Repeat the records below exactly, leaving out any pictures.

** START OF Information supplied **

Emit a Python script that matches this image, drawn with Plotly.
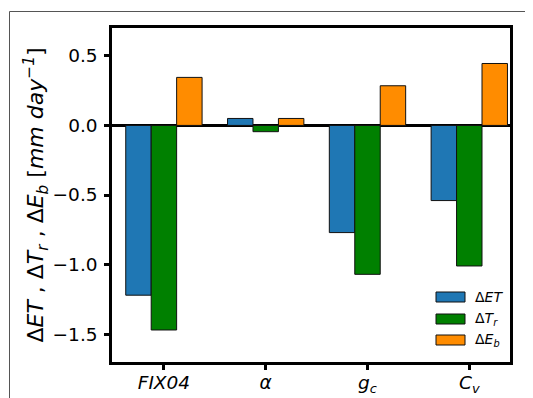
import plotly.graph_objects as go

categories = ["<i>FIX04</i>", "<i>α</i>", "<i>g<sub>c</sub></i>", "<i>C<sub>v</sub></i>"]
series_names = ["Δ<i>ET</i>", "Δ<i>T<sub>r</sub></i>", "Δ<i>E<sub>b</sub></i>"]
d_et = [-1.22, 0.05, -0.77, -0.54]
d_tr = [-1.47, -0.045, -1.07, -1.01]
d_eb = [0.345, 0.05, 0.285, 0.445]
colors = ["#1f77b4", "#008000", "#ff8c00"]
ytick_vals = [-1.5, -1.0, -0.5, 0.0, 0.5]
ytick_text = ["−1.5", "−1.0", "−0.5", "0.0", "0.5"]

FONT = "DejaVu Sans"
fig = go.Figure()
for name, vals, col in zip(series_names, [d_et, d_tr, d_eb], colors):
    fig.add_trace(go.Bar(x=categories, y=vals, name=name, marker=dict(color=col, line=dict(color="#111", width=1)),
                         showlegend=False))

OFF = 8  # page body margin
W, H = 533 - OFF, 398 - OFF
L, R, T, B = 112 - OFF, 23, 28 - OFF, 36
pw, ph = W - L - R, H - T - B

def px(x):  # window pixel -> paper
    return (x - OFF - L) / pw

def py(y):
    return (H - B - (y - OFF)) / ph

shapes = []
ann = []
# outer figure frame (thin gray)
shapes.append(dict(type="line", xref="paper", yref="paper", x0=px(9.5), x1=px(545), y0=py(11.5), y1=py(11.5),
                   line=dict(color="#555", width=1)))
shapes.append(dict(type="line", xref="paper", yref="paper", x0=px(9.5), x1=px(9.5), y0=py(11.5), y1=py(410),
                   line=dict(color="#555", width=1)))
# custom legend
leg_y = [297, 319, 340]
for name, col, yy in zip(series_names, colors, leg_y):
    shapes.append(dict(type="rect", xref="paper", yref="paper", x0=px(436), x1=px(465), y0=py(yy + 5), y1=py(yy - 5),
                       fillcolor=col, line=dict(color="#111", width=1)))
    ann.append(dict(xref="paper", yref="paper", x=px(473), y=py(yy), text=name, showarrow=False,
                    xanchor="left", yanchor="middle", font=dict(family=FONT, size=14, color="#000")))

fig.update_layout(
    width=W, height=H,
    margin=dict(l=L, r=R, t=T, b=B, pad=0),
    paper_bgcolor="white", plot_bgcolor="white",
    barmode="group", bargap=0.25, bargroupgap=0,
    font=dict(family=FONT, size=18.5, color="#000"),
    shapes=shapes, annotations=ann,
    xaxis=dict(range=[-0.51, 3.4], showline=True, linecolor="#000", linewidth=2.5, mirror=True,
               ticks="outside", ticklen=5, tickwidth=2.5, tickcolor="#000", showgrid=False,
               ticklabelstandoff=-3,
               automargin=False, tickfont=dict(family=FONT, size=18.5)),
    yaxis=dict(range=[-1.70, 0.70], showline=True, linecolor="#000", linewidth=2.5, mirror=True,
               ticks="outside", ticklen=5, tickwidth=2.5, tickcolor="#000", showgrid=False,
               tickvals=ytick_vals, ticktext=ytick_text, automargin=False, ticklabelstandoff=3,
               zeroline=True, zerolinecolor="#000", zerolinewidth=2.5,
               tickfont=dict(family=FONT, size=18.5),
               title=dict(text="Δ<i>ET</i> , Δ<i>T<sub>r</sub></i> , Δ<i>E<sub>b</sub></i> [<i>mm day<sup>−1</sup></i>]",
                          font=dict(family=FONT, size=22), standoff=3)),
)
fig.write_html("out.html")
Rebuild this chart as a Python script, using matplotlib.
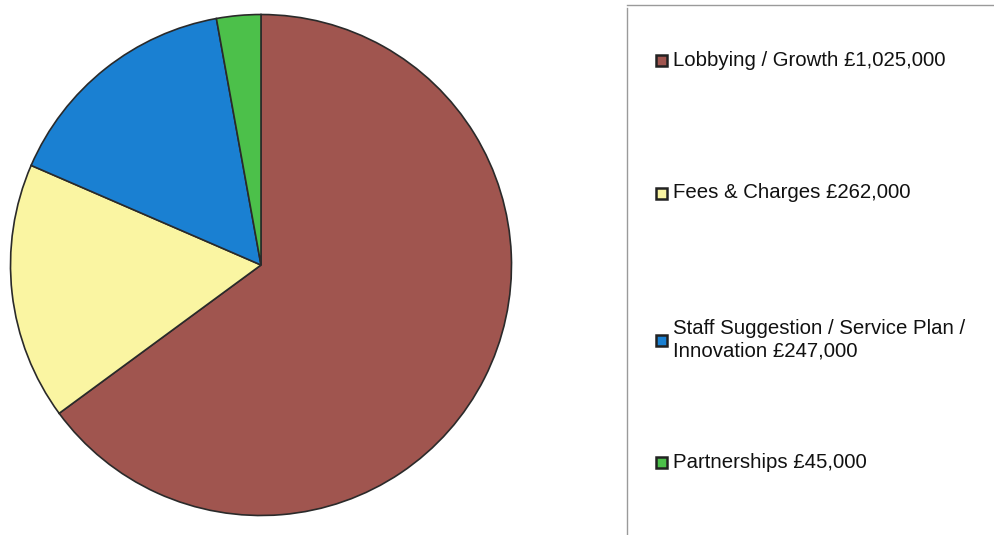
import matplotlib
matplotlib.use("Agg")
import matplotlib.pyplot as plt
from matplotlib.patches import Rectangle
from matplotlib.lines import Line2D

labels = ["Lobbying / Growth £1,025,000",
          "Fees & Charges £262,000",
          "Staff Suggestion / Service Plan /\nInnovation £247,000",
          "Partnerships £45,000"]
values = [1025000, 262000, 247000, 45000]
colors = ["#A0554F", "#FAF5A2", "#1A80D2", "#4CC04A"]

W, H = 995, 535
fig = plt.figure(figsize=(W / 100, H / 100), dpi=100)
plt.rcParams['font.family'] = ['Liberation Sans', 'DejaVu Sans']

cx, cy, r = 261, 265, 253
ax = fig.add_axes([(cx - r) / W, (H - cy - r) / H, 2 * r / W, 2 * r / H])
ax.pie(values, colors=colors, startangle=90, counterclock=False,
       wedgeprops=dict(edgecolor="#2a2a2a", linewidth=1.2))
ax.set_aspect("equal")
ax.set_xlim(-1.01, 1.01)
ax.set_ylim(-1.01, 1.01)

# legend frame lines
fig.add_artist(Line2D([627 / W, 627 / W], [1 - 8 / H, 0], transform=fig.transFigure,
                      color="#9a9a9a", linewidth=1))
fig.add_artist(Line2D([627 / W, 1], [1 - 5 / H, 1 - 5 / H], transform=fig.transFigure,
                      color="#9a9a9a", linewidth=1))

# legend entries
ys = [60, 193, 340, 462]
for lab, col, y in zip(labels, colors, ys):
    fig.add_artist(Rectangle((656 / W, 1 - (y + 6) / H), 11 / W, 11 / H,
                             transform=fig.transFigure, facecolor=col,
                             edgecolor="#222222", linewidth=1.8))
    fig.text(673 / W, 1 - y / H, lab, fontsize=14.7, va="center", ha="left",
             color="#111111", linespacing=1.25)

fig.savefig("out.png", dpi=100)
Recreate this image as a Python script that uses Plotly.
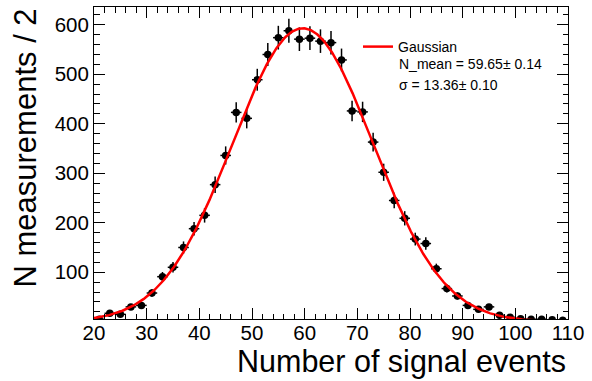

** END OF Information supplied **

- _Exercise result_:
Emit a Python script that matches this image, drawn with Plotly.
import plotly.graph_objects as go

categories = ["<i>FIX04</i>", "<i>α</i>", "<i>g<sub>c</sub></i>", "<i>C<sub>v</sub></i>"]
series_names = ["Δ<i>ET</i>", "Δ<i>T<sub>r</sub></i>", "Δ<i>E<sub>b</sub></i>"]
d_et = [-1.22, 0.05, -0.77, -0.54]
d_tr = [-1.47, -0.045, -1.07, -1.01]
d_eb = [0.345, 0.05, 0.285, 0.445]
colors = ["#1f77b4", "#008000", "#ff8c00"]
ytick_vals = [-1.5, -1.0, -0.5, 0.0, 0.5]
ytick_text = ["−1.5", "−1.0", "−0.5", "0.0", "0.5"]

FONT = "DejaVu Sans"
fig = go.Figure()
for name, vals, col in zip(series_names, [d_et, d_tr, d_eb], colors):
    fig.add_trace(go.Bar(x=categories, y=vals, name=name, marker=dict(color=col, line=dict(color="#111", width=1)),
                         showlegend=False))

OFF = 8  # page body margin
W, H = 533 - OFF, 398 - OFF
L, R, T, B = 112 - OFF, 23, 28 - OFF, 36
pw, ph = W - L - R, H - T - B

def px(x):  # window pixel -> paper
    return (x - OFF - L) / pw

def py(y):
    return (H - B - (y - OFF)) / ph

shapes = []
ann = []
# outer figure frame (thin gray)
shapes.append(dict(type="line", xref="paper", yref="paper", x0=px(9.5), x1=px(545), y0=py(11.5), y1=py(11.5),
                   line=dict(color="#555", width=1)))
shapes.append(dict(type="line", xref="paper", yref="paper", x0=px(9.5), x1=px(9.5), y0=py(11.5), y1=py(410),
                   line=dict(color="#555", width=1)))
# custom legend
leg_y = [297, 319, 340]
for name, col, yy in zip(series_names, colors, leg_y):
    shapes.append(dict(type="rect", xref="paper", yref="paper", x0=px(436), x1=px(465), y0=py(yy + 5), y1=py(yy - 5),
                       fillcolor=col, line=dict(color="#111", width=1)))
    ann.append(dict(xref="paper", yref="paper", x=px(473), y=py(yy), text=name, showarrow=False,
                    xanchor="left", yanchor="middle", font=dict(family=FONT, size=14, color="#000")))

fig.update_layout(
    width=W, height=H,
    margin=dict(l=L, r=R, t=T, b=B, pad=0),
    paper_bgcolor="white", plot_bgcolor="white",
    barmode="group", bargap=0.25, bargroupgap=0,
    font=dict(family=FONT, size=18.5, color="#000"),
    shapes=shapes, annotations=ann,
    xaxis=dict(range=[-0.51, 3.4], showline=True, linecolor="#000", linewidth=2.5, mirror=True,
               ticks="outside", ticklen=5, tickwidth=2.5, tickcolor="#000", showgrid=False,
               ticklabelstandoff=-3,
               automargin=False, tickfont=dict(family=FONT, size=18.5)),
    yaxis=dict(range=[-1.70, 0.70], showline=True, linecolor="#000", linewidth=2.5, mirror=True,
               ticks="outside", ticklen=5, tickwidth=2.5, tickcolor="#000", showgrid=False,
               tickvals=ytick_vals, ticktext=ytick_text, automargin=False, ticklabelstandoff=3,
               zeroline=True, zerolinecolor="#000", zerolinewidth=2.5,
               tickfont=dict(family=FONT, size=18.5),
               title=dict(text="Δ<i>ET</i> , Δ<i>T<sub>r</sub></i> , Δ<i>E<sub>b</sub></i> [<i>mm day<sup>−1</sup></i>]",
                          font=dict(family=FONT, size=22), standoff=3)),
)
fig.write_html("out.html")
Rebuild this chart as a Python script, using matplotlib.
import matplotlib
matplotlib.use("Agg")
import matplotlib.pyplot as plt
from matplotlib.patches import Rectangle
from matplotlib.lines import Line2D

labels = ["Lobbying / Growth £1,025,000",
          "Fees & Charges £262,000",
          "Staff Suggestion / Service Plan /\nInnovation £247,000",
          "Partnerships £45,000"]
values = [1025000, 262000, 247000, 45000]
colors = ["#A0554F", "#FAF5A2", "#1A80D2", "#4CC04A"]

W, H = 995, 535
fig = plt.figure(figsize=(W / 100, H / 100), dpi=100)
plt.rcParams['font.family'] = ['Liberation Sans', 'DejaVu Sans']

cx, cy, r = 261, 265, 253
ax = fig.add_axes([(cx - r) / W, (H - cy - r) / H, 2 * r / W, 2 * r / H])
ax.pie(values, colors=colors, startangle=90, counterclock=False,
       wedgeprops=dict(edgecolor="#2a2a2a", linewidth=1.2))
ax.set_aspect("equal")
ax.set_xlim(-1.01, 1.01)
ax.set_ylim(-1.01, 1.01)

# legend frame lines
fig.add_artist(Line2D([627 / W, 627 / W], [1 - 8 / H, 0], transform=fig.transFigure,
                      color="#9a9a9a", linewidth=1))
fig.add_artist(Line2D([627 / W, 1], [1 - 5 / H, 1 - 5 / H], transform=fig.transFigure,
                      color="#9a9a9a", linewidth=1))

# legend entries
ys = [60, 193, 340, 462]
for lab, col, y in zip(labels, colors, ys):
    fig.add_artist(Rectangle((656 / W, 1 - (y + 6) / H), 11 / W, 11 / H,
                             transform=fig.transFigure, facecolor=col,
                             edgecolor="#222222", linewidth=1.8))
    fig.text(673 / W, 1 - y / H, lab, fontsize=14.7, va="center", ha="left",
             color="#111111", linespacing=1.25)

fig.savefig("out.png", dpi=100)
Recreate this image as a Python script that uses Plotly.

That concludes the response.